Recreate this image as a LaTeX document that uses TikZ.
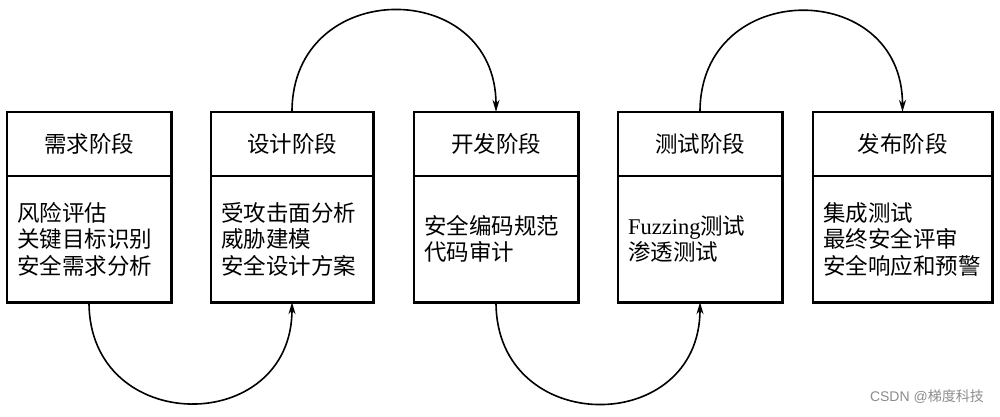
\documentclass[tikz,border=0pt]{standalone}
\usepackage{fontspec}
\setmainfont{Liberation Serif}
\newfontfamily\cjk{Noto Sans CJK SC}
\newfontfamily\wmsans{Liberation Sans}
\usetikzlibrary{arrows.meta}
\begin{document}
\begin{tikzpicture}[x=1pt,y=1pt,
  hdr/.style={minimum height=64pt, inner sep=0pt, font=\cjk\fontsize{22.5}{26}\selectfont},
  bdy/.style={minimum height=126pt, inner xsep=10pt, inner ysep=0pt, align=left, font=\cjk\fontsize{22.5}{26.5}\selectfont},
  frame/.style={line width=2.6pt},
  sepline/.style={line width=1.8pt},
  flow/.style={line width=1.6pt, -{Stealth[length=12pt,width=7pt]}, looseness=1.7},
  wm/.style={text=black!45, font=\wmsans\fontsize{14}{17}\selectfont, inner sep=0pt}]
\useasboundingbox (0,0) rectangle (1000,416);
% box 1
\node[hdr, minimum width=164pt] (h1) at (89,272) {需求阶段};
\node[bdy, text width=144pt] (b1) at (89,177) {风险评估\\关键目标识别\\安全需求分析};
% box 2
\node[hdr, minimum width=162pt] (h2) at (292,272) {设计阶段};
\node[bdy, text width=142pt] (b2) at (292,177) {受攻击面分析\\威胁建模\\安全设计方案};
% box 3
\node[hdr, minimum width=164pt] (h3) at (496,272) {开发阶段};
\node[bdy, text width=144pt] (b3) at (496,177) {安全编码规范\\代码审计};
% box 4
\node[hdr, minimum width=164pt] (h4) at (700,272) {测试阶段};
\node[bdy, text width=144pt] (b4) at (700,177) {{\rmfamily Fuzzing}测试\\渗透测试};
% box 5
\node[hdr, minimum width=179pt] (h5) at (902.5,272) {发布阶段};
\node[bdy, text width=159pt] (b5) at (902.5,177) {集成测试\\最终安全评审\\安全响应和预警};
% frames
\foreach \i in {1,...,5}{
  \draw[frame] (h\i.north west) rectangle (b\i.south east);
  \draw[sepline] (h\i.south west) -- (h\i.south east);
}
% connectors
\draw[flow] (b1.south) to[out=-90,in=-90] (b2.south);
\draw[flow] (h2.north) to[out=90,in=90] (h3.north);
\draw[flow] (b3.south) to[out=-90,in=-90] (b4.south);
\draw[flow] (h4.north) to[out=90,in=90] (h5.north);
% watermark
\node[wm, anchor=east] (wm) at (984,19) {CSDN @{\cjk 梯度科技}};
\end{tikzpicture}
\end{document}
==*==
- [OBJECTIVE]
Reproduce the material above in full and without alteration, but skip all pictures.

- [RIGHT ANSWER]
Recreate this image as a LaTeX document that uses TikZ.
\documentclass[tikz,border=0pt]{standalone}
\usepackage{fontspec}
\setmainfont{Liberation Serif}
\newfontfamily\cjk{Noto Sans CJK SC}
\newfontfamily\wmsans{Liberation Sans}
\usetikzlibrary{arrows.meta}
\begin{document}
\begin{tikzpicture}[x=1pt,y=1pt,
  hdr/.style={minimum height=64pt, inner sep=0pt, font=\cjk\fontsize{22.5}{26}\selectfont},
  bdy/.style={minimum height=126pt, inner xsep=10pt, inner ysep=0pt, align=left, font=\cjk\fontsize{22.5}{26.5}\selectfont},
  frame/.style={line width=2.6pt},
  sepline/.style={line width=1.8pt},
  flow/.style={line width=1.6pt, -{Stealth[length=12pt,width=7pt]}, looseness=1.7},
  wm/.style={text=black!45, font=\wmsans\fontsize{14}{17}\selectfont, inner sep=0pt}]
\useasboundingbox (0,0) rectangle (1000,416);
% box 1
\node[hdr, minimum width=164pt] (h1) at (89,272) {需求阶段};
\node[bdy, text width=144pt] (b1) at (89,177) {风险评估\\关键目标识别\\安全需求分析};
% box 2
\node[hdr, minimum width=162pt] (h2) at (292,272) {设计阶段};
\node[bdy, text width=142pt] (b2) at (292,177) {受攻击面分析\\威胁建模\\安全设计方案};
% box 3
\node[hdr, minimum width=164pt] (h3) at (496,272) {开发阶段};
\node[bdy, text width=144pt] (b3) at (496,177) {安全编码规范\\代码审计};
% box 4
\node[hdr, minimum width=164pt] (h4) at (700,272) {测试阶段};
\node[bdy, text width=144pt] (b4) at (700,177) {{\rmfamily Fuzzing}测试\\渗透测试};
% box 5
\node[hdr, minimum width=179pt] (h5) at (902.5,272) {发布阶段};
\node[bdy, text width=159pt] (b5) at (902.5,177) {集成测试\\最终安全评审\\安全响应和预警};
% frames
\foreach \i in {1,...,5}{
  \draw[frame] (h\i.north west) rectangle (b\i.south east);
  \draw[sepline] (h\i.south west) -- (h\i.south east);
}
% connectors
\draw[flow] (b1.south) to[out=-90,in=-90] (b2.south);
\draw[flow] (h2.north) to[out=90,in=90] (h3.north);
\draw[flow] (b3.south) to[out=-90,in=-90] (b4.south);
\draw[flow] (h4.north) to[out=90,in=90] (h5.north);
% watermark
\node[wm, anchor=east] (wm) at (984,19) {CSDN @{\cjk 梯度科技}};
\end{tikzpicture}
\end{document}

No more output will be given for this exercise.